Raz w tygodniu na biurku szefa resortu obrony ląduje raport na temat zagrożeń cybernetycznych.
– Mniej więcej raz na tydzień mamy do czynienia ze wzmożonymi, istotnymi atakami na bezpieczeństwo cybernetyczne albo samego resortu, albo szerzej różnych instytucji także w Polsce – wyjaśnia Antoni Macierewicz, minister obrony narodowej.
Atakami, których skala nie zatrzymuje się tylko na Polsce – ma bowiem charakter ogólnoeuropejski czy ogólnoświatowy.
– Trzy wielkie ataki, które były skoncentrowane na Ukrainie – latem tego roku – były też atakami na instytucje innych państw świata, miały dotknąć także Polski – mówi minister.
Jak tłumaczył Antoni Macierewicz, ataki ukierunkowane są na stałe pozyskiwanie informacji z komputerów resortu obrony.
– W istocie wprowadzano, chciano tam wprowadzić takie programy, które miały przekazywać informacje – poprzez cały łańcuch pośredników – ostatecznie do centrali rosyjskiej – wskazuje szef MON.

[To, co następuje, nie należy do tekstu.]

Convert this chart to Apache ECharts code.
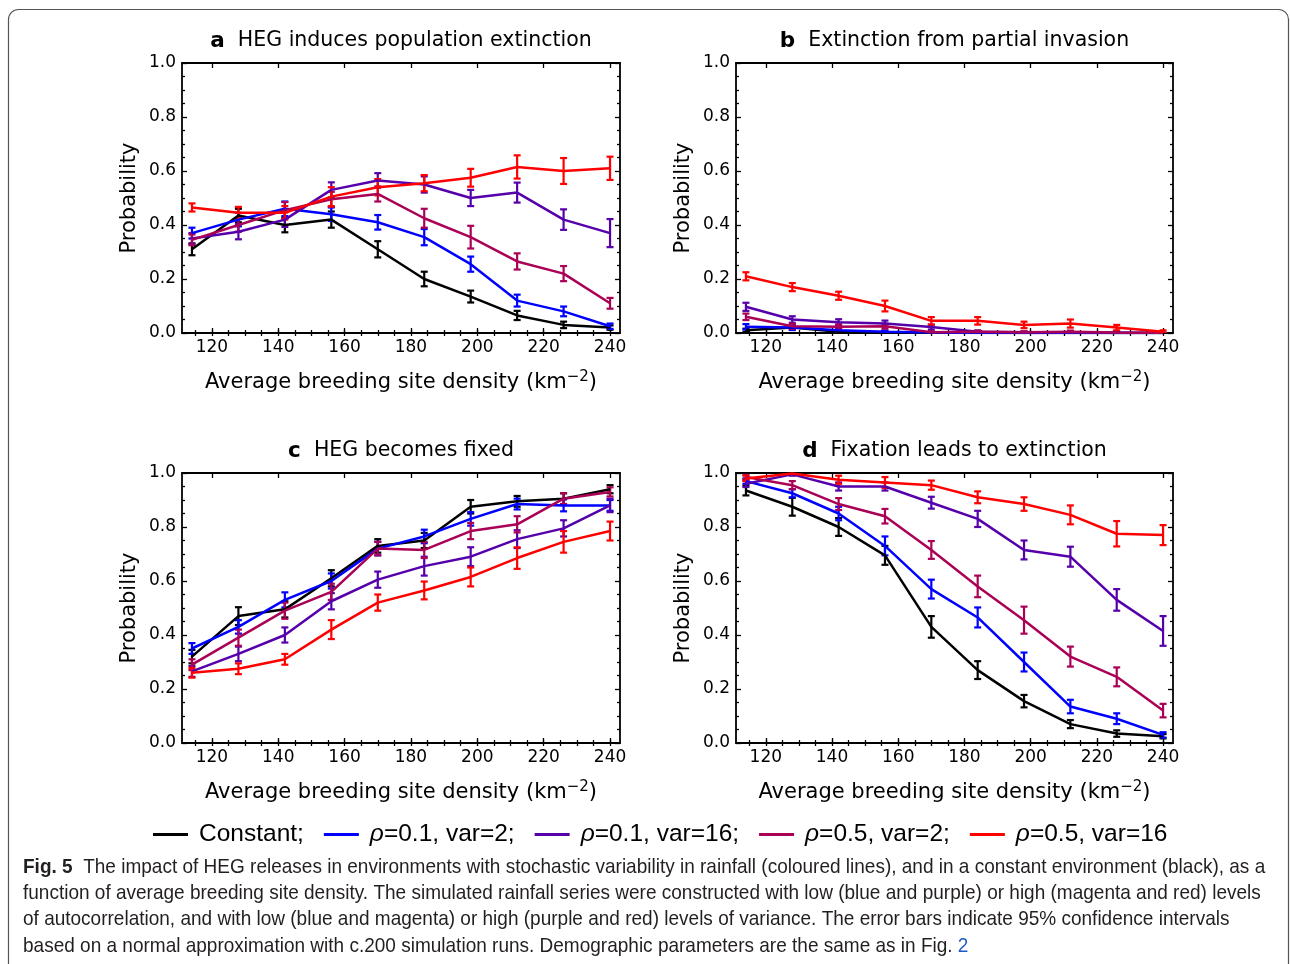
<!DOCTYPE html>
<html>
<head>
<meta charset="utf-8">
<title>Fig. 5</title>
<script src="https://cdn.jsdelivr.net/npm/echarts@6/dist/echarts.min.js"></script>
<style>
  html, body { margin: 0; padding: 0; background: #fff; }
  #main { width: 1290px; height: 964px; }
</style>
</head>
<body>
<div id="main"></div>
<script>
// x values (average breeding site density) shared by all panels
const density = [114, 128, 142, 156, 170, 184, 198, 212, 226, 240];
const xTicks = [120, 140, 160, 180, 200, 220, 240];
const yTicks = [0, 0.2, 0.4, 0.6, 0.8, 1.0];
const seriesNames = ['Constant', 'ρ=0.1, var=2', 'ρ=0.1, var=16', 'ρ=0.5, var=2', 'ρ=0.5, var=16'];
const panelTitles = ['a', 'b', 'c', 'd'];
const panelTexts = ['HEG induces population extinction', 'Extinction from partial invasion', 'HEG becomes fixed', 'Fixation leads to extinction'];

// a: HEG induces population extinction
const aConst = [0.31, 0.435, 0.40, 0.42, 0.31, 0.20, 0.135, 0.065, 0.03, 0.02];
const aConstErr = [0.022, 0.025, 0.027, 0.03, 0.03, 0.027, 0.022, 0.017, 0.012, 0.008];
const aBlue = [0.37, 0.42, 0.46, 0.44, 0.41, 0.355, 0.255, 0.12, 0.08, 0.025];
const aBlueErr = [0.02, 0.025, 0.027, 0.025, 0.027, 0.03, 0.028, 0.022, 0.018, 0.01];
const aPurple = [0.35, 0.375, 0.42, 0.53, 0.565, 0.55, 0.50, 0.52, 0.42, 0.37];
const aPurpleErr = [0.02, 0.028, 0.027, 0.028, 0.027, 0.03, 0.03, 0.037, 0.038, 0.052];
const aMagenta = [0.345, 0.40, 0.455, 0.495, 0.515, 0.425, 0.355, 0.265, 0.22, 0.11];
const aMagentaErr = [0.02, 0.025, 0.03, 0.028, 0.028, 0.035, 0.042, 0.03, 0.028, 0.02];
const aRed = [0.465, 0.445, 0.445, 0.505, 0.54, 0.555, 0.575, 0.615, 0.60, 0.61];
const aRedErr = [0.015, 0.022, 0.025, 0.035, 0.03, 0.03, 0.033, 0.043, 0.048, 0.043];

// b: Extinction from partial invasion
const bConst = [0.01, 0.02, 0.005, 0.003, 0.002, 0.001, 0, 0, 0, 0];
const bConstErr = [0.006, 0.007, 0.004, 0.003, 0.002, 0.001, 0, 0, 0, 0];
const bBlue = [0.023, 0.02, 0.01, 0.005, 0.002, 0, 0, 0, 0, 0];
const bBlueErr = [0.01, 0.009, 0.006, 0.004, 0.002, 0, 0, 0, 0, 0];
const bPurple = [0.097, 0.05, 0.04, 0.035, 0.022, 0.005, 0.003, 0.003, 0, 0];
const bPurpleErr = [0.015, 0.012, 0.011, 0.011, 0.009, 0.004, 0.003, 0.003, 0, 0];
const bMagenta = [0.06, 0.025, 0.023, 0.025, 0.003, 0.005, 0.003, 0.005, 0.002, 0];
const bMagentaErr = [0.012, 0.009, 0.009, 0.009, 0.003, 0.004, 0.003, 0.004, 0.002, 0];
const bRed = [0.21, 0.17, 0.138, 0.10, 0.045, 0.045, 0.03, 0.035, 0.02, 0.005];
const bRedErr = [0.015, 0.015, 0.015, 0.02, 0.014, 0.014, 0.012, 0.015, 0.01, 0.005];

// c: HEG becomes fixed
const cConst = [0.32, 0.47, 0.495, 0.61, 0.73, 0.75, 0.875, 0.895, 0.905, 0.94];
const cConstErr = [0.025, 0.033, 0.03, 0.03, 0.025, 0.028, 0.025, 0.02, 0.02, 0.015];
const cBlue = [0.35, 0.43, 0.53, 0.60, 0.72, 0.765, 0.83, 0.885, 0.88, 0.88];
const cBlueErr = [0.02, 0.025, 0.028, 0.028, 0.025, 0.025, 0.025, 0.02, 0.022, 0.02];
const cPurple = [0.265, 0.33, 0.40, 0.525, 0.605, 0.655, 0.69, 0.755, 0.795, 0.88];
const cPurpleErr = [0.02, 0.027, 0.028, 0.03, 0.03, 0.035, 0.035, 0.033, 0.03, 0.025];
const cMagenta = [0.29, 0.39, 0.49, 0.56, 0.72, 0.715, 0.785, 0.81, 0.905, 0.93];
const cMagentaErr = [0.02, 0.03, 0.03, 0.03, 0.025, 0.03, 0.03, 0.03, 0.02, 0.017];
const cRed = [0.26, 0.275, 0.31, 0.42, 0.52, 0.565, 0.615, 0.685, 0.745, 0.785];
const cRedErr = [0.018, 0.02, 0.02, 0.035, 0.03, 0.033, 0.035, 0.04, 0.04, 0.035];

// d: Fixation leads to extinction
const dConst = [0.935, 0.875, 0.80, 0.695, 0.43, 0.27, 0.155, 0.07, 0.035, 0.025];
const dConstErr = [0.018, 0.033, 0.033, 0.035, 0.04, 0.033, 0.023, 0.015, 0.012, 0.008];
const dBlue = [0.97, 0.925, 0.85, 0.73, 0.57, 0.465, 0.30, 0.135, 0.09, 0.03];
const dBlueErr = [0.01, 0.015, 0.025, 0.035, 0.035, 0.037, 0.035, 0.025, 0.02, 0.01];
const dPurple = [0.96, 0.995, 0.95, 0.95, 0.89, 0.83, 0.715, 0.69, 0.53, 0.415];
const dPurpleErr = [0.012, 0.005, 0.015, 0.015, 0.022, 0.03, 0.035, 0.037, 0.04, 0.055];
const dMagenta = [0.985, 0.955, 0.885, 0.84, 0.715, 0.58, 0.455, 0.32, 0.245, 0.12];
const dMagentaErr = [0.008, 0.015, 0.022, 0.027, 0.033, 0.04, 0.05, 0.037, 0.035, 0.025];
const dRed = [0.98, 0.998, 0.975, 0.965, 0.955, 0.91, 0.885, 0.845, 0.775, 0.77];
const dRedErr = [0.01, 0.005, 0.015, 0.02, 0.017, 0.022, 0.025, 0.035, 0.047, 0.037];

const panels = [
  [[aConst, aConstErr], [aBlue, aBlueErr], [aPurple, aPurpleErr], [aMagenta, aMagentaErr], [aRed, aRedErr]],
  [[bConst, bConstErr], [bBlue, bBlueErr], [bPurple, bPurpleErr], [bMagenta, bMagentaErr], [bRed, bRedErr]],
  [[cConst, cConstErr], [cBlue, cBlueErr], [cPurple, cPurpleErr], [cMagenta, cMagentaErr], [cRed, cRedErr]],
  [[dConst, dConstErr], [dBlue, dBlueErr], [dPurple, dPurpleErr], [dMagenta, dMagentaErr], [dRed, dRedErr]]
];

const colors = ['#000000', '#0000ff', '#5500aa', '#aa0055', '#ff0000'];
const grids = [
  {left: 182, top: 63, width: 438, height: 270},
  {left: 736, top: 63, width: 437, height: 270},
  {left: 182, top: 473, width: 438, height: 270},
  {left: 736, top: 473, width: 437, height: 270}
];
const xMin = 111, xMax = 243;
const xMinorTicks = [];
for (let v = 115; v <= 240; v += 5) xMinorTicks.push(v);

const FONT = 'DejaVu Sans';
const axisLineStyle = {color: '#000', width: 1.8};
const tickStyle = {color: '#000', width: 1.3};

const xAxes = [], yAxes = [], series = [];

grids.forEach((g, gi) => {
  ['bottom', 'top'].forEach(pos => {
    xAxes.push({
      type: 'value', gridIndex: gi, min: xMin, max: xMax, position: pos,
      axisLine: {show: true, onZero: false, lineStyle: axisLineStyle},
      axisTick: {show: true, inside: true, length: 5, customValues: xTicks, lineStyle: tickStyle},
      axisLabel: {show: pos === 'bottom', customValues: xTicks, color: '#000', fontSize: 17, fontFamily: FONT, margin: 6},
      splitLine: {show: false}
    });
    xAxes.push({
      type: 'value', gridIndex: gi, min: xMin, max: xMax, position: pos,
      axisLine: {show: false},
      axisTick: {show: true, inside: true, length: 3, customValues: xMinorTicks, lineStyle: tickStyle},
      axisLabel: {show: false, customValues: xMinorTicks},
      splitLine: {show: false}
    });
  });
  ['left', 'right'].forEach(pos => {
    yAxes.push({
      type: 'value', gridIndex: gi, min: 0, max: 1, interval: 0.2, position: pos,
      axisLine: {show: true, onZero: false, lineStyle: axisLineStyle},
      axisTick: {show: true, inside: true, length: 5, lineStyle: tickStyle},
      minorTick: {show: true, splitNumber: 4, length: 3, lineStyle: tickStyle},
      axisLabel: {show: pos === 'left', customValues: yTicks, formatter: v => v.toFixed(1), color: '#000', fontSize: 17, fontFamily: FONT, margin: 6},
      splitLine: {show: false},
      minorSplitLine: {show: false}
    });
  });

  panels[gi].forEach(([vals, errs], si) => {
    series.push({
      name: seriesNames[si], type: 'line',
      xAxisIndex: gi * 4, yAxisIndex: gi * 2,
      data: density.map((x, i) => [x, vals[i]]),
      symbol: 'none', clip: true,
      lineStyle: {color: colors[si], width: 2.5},
      itemStyle: {color: colors[si]},
      animation: false
    });
    series.push({
      type: 'custom', name: 'err' + gi + si,
      xAxisIndex: gi * 4, yAxisIndex: gi * 2,
      data: density.map((x, i) => [x, vals[i] - errs[i], vals[i] + errs[i]]),
      encode: {x: 0, y: [1, 2]},
      clip: true, silent: true, animation: false,
      renderItem: (params, api) => {
        const x = api.value(0);
        const top = api.coord([x, api.value(2)]);
        const bot = api.coord([x, api.value(1)]);
        const w = 3.5;
        const style = {stroke: colors[si], lineWidth: 2.2};
        return {
          type: 'group',
          children: [
            {type: 'line', shape: {x1: top[0], y1: top[1], x2: bot[0], y2: bot[1]}, style},
            {type: 'line', shape: {x1: top[0] - w, y1: top[1], x2: top[0] + w, y2: top[1]}, style},
            {type: 'line', shape: {x1: bot[0] - w, y1: bot[1], x2: bot[0] + w, y2: bot[1]}, style}
          ]
        };
      }
    });
  });
});

// titles, axis names, caption
const graphics = [];
grids.forEach((g, gi) => {
  const cx = g.left + g.width / 2;
  graphics.push({
    type: 'text', x: cx, y: g.top - 22,
    style: {
      text: '{b|' + panelTitles[gi] + '}  ' + panelTexts[gi],
      fontSize: 20.5, fontFamily: FONT, fill: '#000', align: 'center', verticalAlign: 'middle',
      rich: {b: {fontSize: 21.5, fontWeight: 'bold', fontFamily: FONT, fill: '#000'}}
    }
  });
  graphics.push({
    type: 'text', x: cx, y: g.top + g.height + 50,
    style: {
      text: 'Average breeding site density (km{s|−2})',
      fontSize: 21, fontFamily: FONT, fill: '#000', align: 'center', verticalAlign: 'middle', lineHeight: 26,
      rich: {s: {fontSize: 15, fontFamily: FONT, fill: '#000', verticalAlign: 'top', lineHeight: 26}}
    }
  });
  graphics.push({
    type: 'text', x: g.left - 52, y: g.top + g.height / 2, rotation: Math.PI / 2,
    style: {text: 'Probability', fontSize: 21, fontFamily: FONT, fill: '#000', align: 'center', verticalAlign: 'middle'}
  });
});

const CAP_FONT = "'Liberation Sans', Arial, sans-serif";
const captionLines = [
  '{b|Fig. 5}  The impact of HEG releases in environments with stochastic variability in rainfall (coloured lines), and in a constant environment (black), as a',
  'function of average breeding site density. The simulated rainfall series were constructed with low (blue and purple) or high (magenta and red) levels',
  'of autocorrelation, and with low (blue and magenta) or high (purple and red) levels of variance. The error bars indicate 95% confidence intervals',
  'based on a normal approximation with c.200 simulation runs. Demographic parameters are the same as in Fig. {l|2}'
];
const captionY = [867, 893, 919, 946];
captionLines.forEach((t, i) => {
  graphics.push({
    type: 'text', x: 23, y: captionY[i], scaleX: 0.905,
    style: {
      text: t, fontSize: 21, fontFamily: CAP_FONT, fill: '#231f20',
      align: 'left', verticalAlign: 'middle',
      rich: {
        b: {fontSize: 21, fontWeight: 'bold', fontFamily: CAP_FONT, fill: '#231f20'},
        l: {fontSize: 21, fontFamily: CAP_FONT, fill: '#1f5bc6'}
      }
    }
  });
});

graphics.push({
  type: 'rect', z: -10,
  shape: {x: 8.5, y: 9.5, width: 1280, height: 1000, r: 10},
  style: {fill: 'none', stroke: '#555', lineWidth: 1.2}
});

const LEG_FONT = 'Liberation Sans';
const chart = echarts.init(document.getElementById('main'), null, {renderer: 'canvas'});
chart.setOption({
  backgroundColor: '#fff',
  animation: false,
  grid: grids,
  xAxis: xAxes,
  yAxis: yAxes,
  legend: {
    data: seriesNames.map(n => ({name: n, icon: 'rect'})),
    left: 153, top: 822, padding: 0,
    itemWidth: 35, itemHeight: 3, itemGap: 20,
    textStyle: {
      fontSize: 24.5, fontFamily: LEG_FONT, color: '#000', padding: [0, 0, 0, 6],
      rich: {i: {fontSize: 24.5, fontFamily: LEG_FONT, fontStyle: 'italic', color: '#000'}}
    },
    formatter: n => n === 'Constant' ? 'Constant;' : n.replace('ρ', '{i|ρ}') + (n === 'ρ=0.5, var=16' ? '' : ';'),
    selectedMode: false
  },
  graphic: graphics,
  series: series
});
</script>
</body>
</html>
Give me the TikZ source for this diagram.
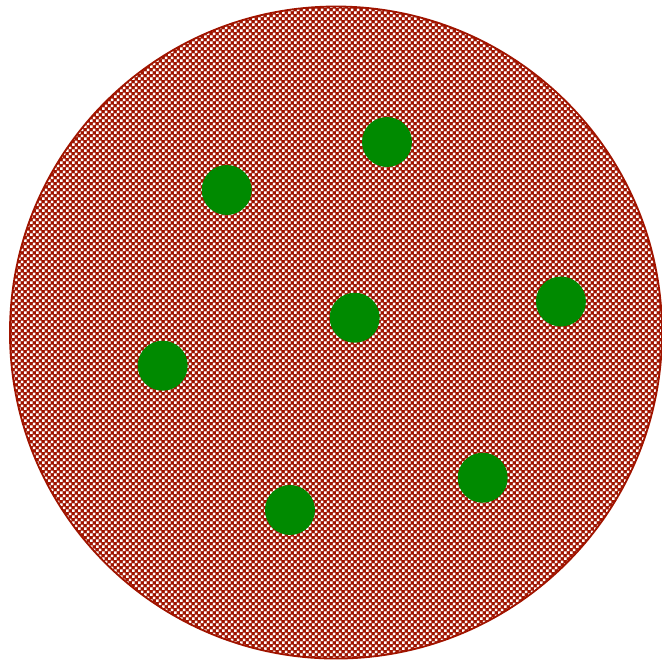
\documentclass[tikz,border=0pt]{standalone}
\usepackage{tikz}
\usepackage{xcolor}
\usetikzlibrary{patterns}
\definecolor{DishRed}{HTML}{A01400}
\definecolor{DishGreen}{HTML}{008A00}
\pgfdeclarepatternformonly{dish holes}{\pgfpointorigin}{\pgfqpoint{2.8pt}{2.8pt}}{\pgfqpoint{2.8pt}{2.8pt}}
{
  \pgfpathrectangle{\pgfqpoint{0pt}{0pt}}{\pgfqpoint{1.2pt}{1.2pt}}
  \pgfpathrectangle{\pgfqpoint{1.4pt}{1.4pt}}{\pgfqpoint{1.2pt}{1.2pt}}
  \pgfusepath{fill}
}

\begin{document}
\begin{tikzpicture}
  \useasboundingbox (-5.153,-5.04) rectangle (5.0,5.10);
  \fill[DishRed] (0,0) circle (5);
  \fill[pattern=dish holes,pattern color=white] (0,0) circle (5);
  \draw[DishRed,thick] (0,0) circle (5);
  \foreach \x/\y in {0.782/2.922,-1.676/2.186,0.287/0.227,3.45/0.475,-2.658/-0.509,2.25/-2.227,-0.706/-2.722} {
    \fill[DishGreen] (\x,\y) circle (0.383);
  }
\end{tikzpicture}
\end{document}
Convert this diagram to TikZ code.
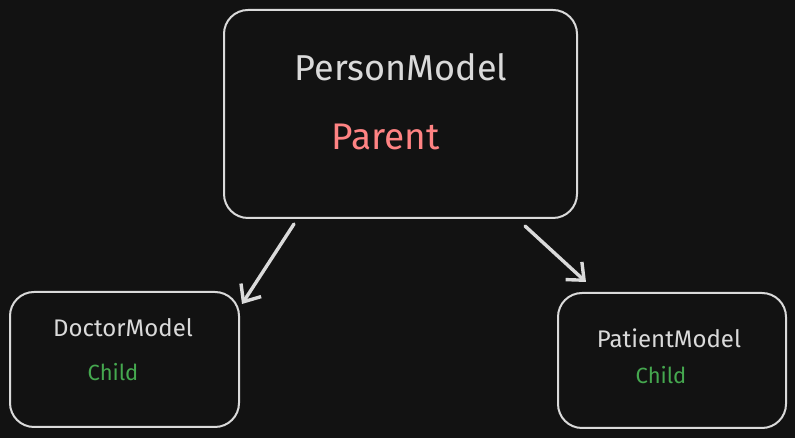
\documentclass[tikz,border=0pt]{standalone}
\usepackage{fontspec}
\setmainfont{Fira Sans}
\usetikzlibrary{arrows.meta}

\definecolor{fond}{HTML}{121212}
\definecolor{trait}{HTML}{DADADA}
\definecolor{rouge}{HTML}{FF8383}
\definecolor{vert}{HTML}{45A84F}

\tikzset{
	boite/.style={draw=trait, line width=2pt, rounded corners=24pt, inner sep=0pt},
	titre/.style={text=trait, inner sep=0pt},
	fleche/.style={draw=trait, line width=3.4pt, line cap=round,
		-{Straight Barb[length=14pt, width=24pt, line width=3.4pt]}}
}

\begin{document}
\begin{tikzpicture}[x=1pt, y=1pt]

	\def\L{795} % Largeur de l'image
	
	\def\H{438} % Hauteur de l'image
	
	% fond
	\fill[fond] (0, 0) rectangle (\L, \H);
	\useasboundingbox (0, 0) rectangle (\L, \H);
	
	% les trois boites
	\node[boite, minimum width=353pt, minimum height=208pt] (person) at (400.5, 324) {};
	\node[boite, minimum width=229pt, minimum height=135pt] (doctor) at (124.5, 78.5) {};
	\node[boite, minimum width=228pt, minimum height=135pt] (patient) at (672, 77.5) {};
	
	% les textes
	\node[titre, font=\fontsize{36}{40}\selectfont] (personNom) at (401, 371) {PersonModel};
	\node[titre, text=rouge, font=\fontsize{37}{40}\selectfont] (personRole) at (385.5, 301) {Parent};
	\node[titre, font=\fontsize{24}{28}\selectfont] (doctorNom) at (123, 110) {DoctorModel};
	\node[titre, text=vert, font=\fontsize{22}{26}\selectfont] (doctorRole) at (113, 66) {Child};
	\node[titre, font=\fontsize{24}{28}\selectfont] (patientNom) at (669, 100) {PatientModel};
	\node[titre, text=vert, font=\fontsize{22}{26}\selectfont] (patientRole) at (661, 63) {Child};
	
	% extremites des fleches
	\coordinate (gDebut) at ([xshift=71pt, yshift=-5pt] person.south west);
	\coordinate (gFin) at ([xshift=2pt, yshift=-13pt] doctor.north east);
	\coordinate (dDebut) at ([xshift=-53pt, yshift=-7pt] person.south east);
	\coordinate (dFin) at ([xshift=29pt, yshift=10pt] patient.north west);
	
	\draw[fleche] (gDebut) -- (gFin);
	\draw[fleche] (dDebut) -- (dFin);

\end{tikzpicture}
\end{document}
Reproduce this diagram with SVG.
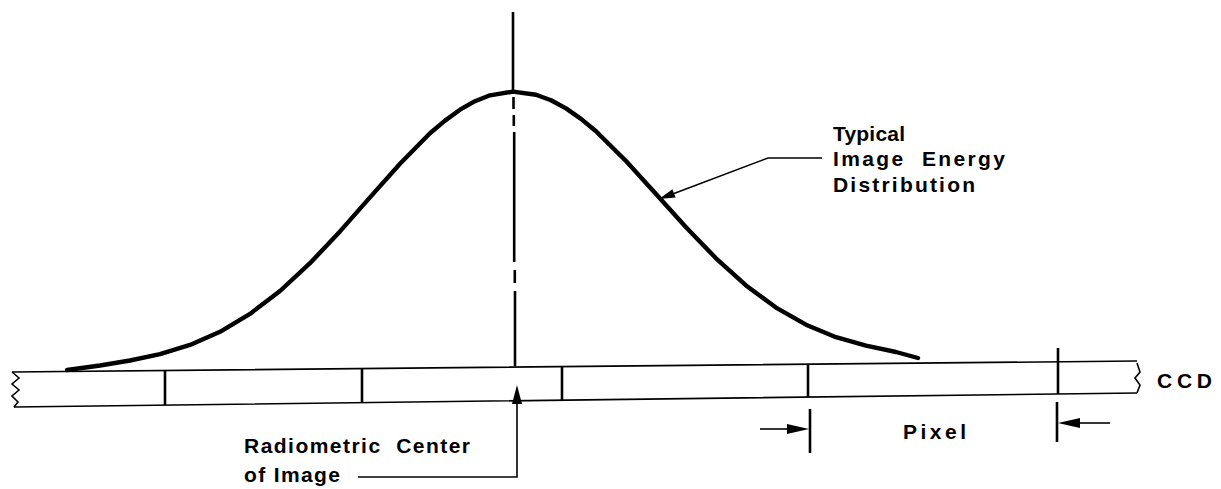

A takie działania nasiliły się m.in. w okresie manewrów ZAPAD i wcześniej – w trakcie wyborów w USA, czy Francji. Na temat cyberbezpieczeństwa coraz częściej dyskutują unijni przywódcy. Temat pojawił się m.in. na nieformalnym szczycie Unii Europejskiej w Tallinie. O bezpieczeństwo Polski mają zabiegać specjalne wojska cybernetyczne. Według zapowiedzi ministra Antoniego Macierewicza, nowa jednostka ma liczyć około tysiąca żołnierzy.